The following code doesn't compile.
template <typename T, typename = typename std::enable_if< std::is_same<T, std::vector< typename T::value_type, typename T::allocator_type > >::value>::type >
int f(T && a) {
return a.size();
}
int main() {
std::vector<int> a;
f(a);
}
However if I replace parameter type of f to be an lvalue reference or pass by value type as in:
template <typename T, typename = typename std::enable_if< std::is_same<T, std::vector< typename T::value_type, typename T::allocator_type > >::value>::type >
int f(T a) {
return a.size();
}
than it compiles.
Note that, I need to have argument of f a forwarding reference.
What am I missing?
If you want to only accept vectors, then your code can be simplified quite a bit. Instead of using SFINAE, you can just specify you want a std::vector with any type of a parameters.
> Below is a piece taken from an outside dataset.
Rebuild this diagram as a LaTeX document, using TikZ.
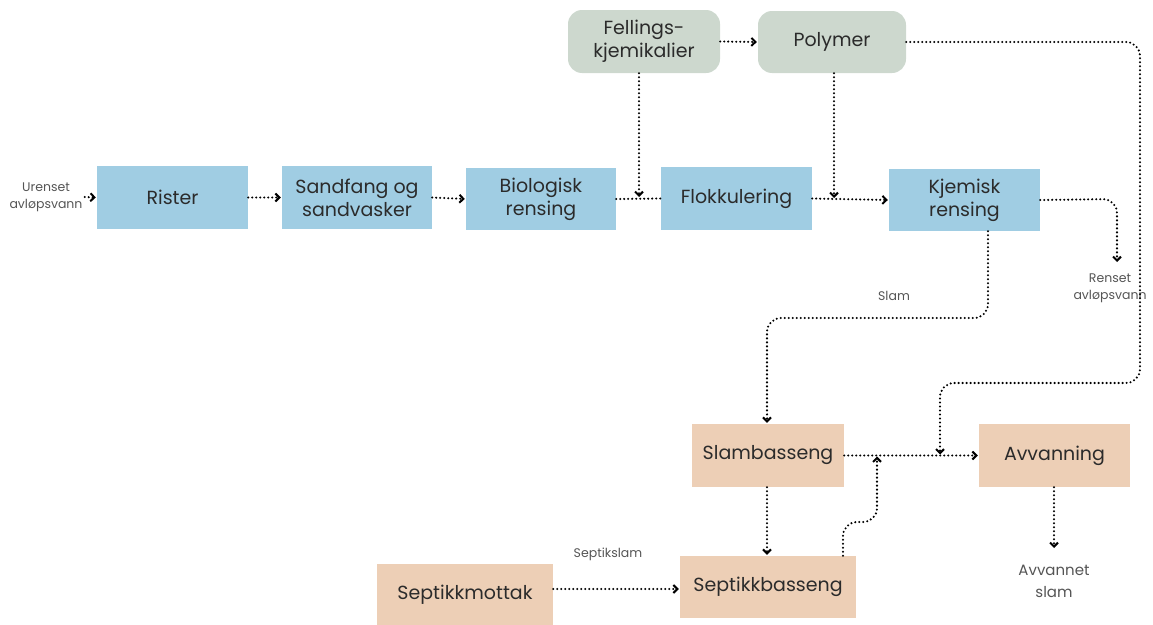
\documentclass[tikz,border=0pt]{standalone}
\usepackage{fontspec}
\setmainfont{Poppins}
\usetikzlibrary{arrows.meta}
\definecolor{bl}{HTML}{A0CDE3}
\definecolor{gr}{HTML}{CDD8CE}
\definecolor{pe}{HTML}{EDCFB6}
\definecolor{tx}{HTML}{2B2B2B}
\definecolor{lb}{HTML}{555555}
\tikzset{
  box/.style={rectangle, inner sep=0pt, align=center, text=tx, font=\fontsize{19}{23}\selectfont},
  bluebox/.style={box, fill=bl},
  greenbox/.style={box, fill=gr, rounded corners=14pt},
  peachbox/.style={box, fill=pe},
  lbl/.style={inner sep=0pt, align=center, text=lb, font=\fontsize{12.5}{17}\selectfont},
  dl/.style={line width=2.3pt, line cap=round, dash pattern=on 0pt off 4pt, rounded corners=14pt},
  arr/.style={dl, -{Straight Barb[length=4pt,width=8pt,line width=2pt]}, shorten >=1pt},
}
\begin{document}
\begin{tikzpicture}[x=1pt,y=-1pt]
\useasboundingbox (0,0) rectangle (1153,624);
% nodes
\node[bluebox, minimum width=151, minimum height=63] (rister) at (172.5,197.5) {Rister};
\node[bluebox, minimum width=150, minimum height=63] (sand) at (357,197.5) {Sandfang og\\sandvasker};
\node[bluebox, minimum width=150, minimum height=62] (bio) at (541,199) {Biologisk\\rensing};
\node[bluebox, minimum width=151, minimum height=63] (flok) at (736.5,198.5) {Flokkulering};
\node[bluebox, minimum width=151, minimum height=62] (kjem) at (964.5,200) {Kjemisk\\rensing};
\node[greenbox, minimum width=152, minimum height=63] (fell) at (644,41.5) {Fellings-\\kjemikalier};
\node[greenbox, minimum width=148, minimum height=62] (poly) at (832,42) {Polymer};
\node[peachbox, minimum width=152, minimum height=63] (slamb) at (768,455.5) {Slambasseng};
\node[peachbox, minimum width=151, minimum height=63] (avv) at (1054.5,455.5) {Avvanning};
\node[peachbox, minimum width=176, minimum height=62] (septb) at (768,587) {Septikkbasseng};
\node[peachbox, minimum width=176, minimum height=62] (septm) at (465,595) {Septikkmottak};
% labels
\node[lbl] (uren) at (46,197) {Urenset\\avløpsvann};
\node[lbl] (rens) at (1110,288) {Renset\\avløpsvann};
\node[lbl] (slaml) at (894,296) {Slam};
\node[lbl] (septl) at (608,554) {Septikslam};
\node[lbl, font=\fontsize{15}{22}\selectfont] (avvs) at (1054,581) {Avvannet\\slam};
% coordinates
\coordinate (j1) at (639,198);
\coordinate (j2) at (834,199);
\coordinate (j3) at (940,455.5);
\coordinate (j4) at (877,455.5);
\coordinate (rtop) at (1117,263);
\coordinate (atip) at (1054,549);
% connectors
\draw[arr] ([xshift=2]uren.east) -- (rister.west);
\draw[arr] (rister.east) -- (sand.west);
\draw[arr] (sand.east) -- (bio.west);
\draw[dl] (bio.east) -- (flok.west);
\draw[arr] (flok.east) -- (kjem.west);
\draw[arr] (fell.east) -- (poly.west);
\draw[arr] (fell.south -| j1) -- (j1);
\draw[arr] (poly.south -| j2) -- (j2);
\draw[arr] (poly.east) -- (1140,42) -- (1140,383) -- (940,383) -- (j3);
\draw[arr] (kjem.east) -- (1117,199) -- (rtop);
\draw[arr] (kjem.south -| 988,0) -- (988,318) -- (767,318) -- (slamb.north -| 767,0);
\draw[arr] (slamb.east) -- (avv.west);
\draw[arr] (slamb.south -| 767,0) -- (septb.north -| 767,0);
\draw[arr] (septb.north -| 843,0) -- (843,522) -- (877,522) -- (j4);
\draw[arr] (septm.east |- 0,589) -- (septb.west |- 0,589);
\draw[arr] (avv.south -| atip) -- (atip);
\end{tikzpicture}
\end{document}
That would look like
template <typename... Pack>
int f(std::vector<Pack...>const & a)
{
return a.size();
}
The reason your SFINAE approach doesnt work is that when you pass an lvalue to the function T is deduced as a reference type. Reference types don't work like the type itself when it comes to doing things like
typename T::value_type
To fix that you need to remove the reference-ness of T using std::remove_reference. That would give you a function like
template <typename T, typename VecType = typename std::remove_reference<T>::type, typename = typename std::enable_if< std::is_same<VecType, std::vector< typename VecType::value_type, typename VecType::allocator_type > >::value>::type >
int f(T && a) {
return a.size();
}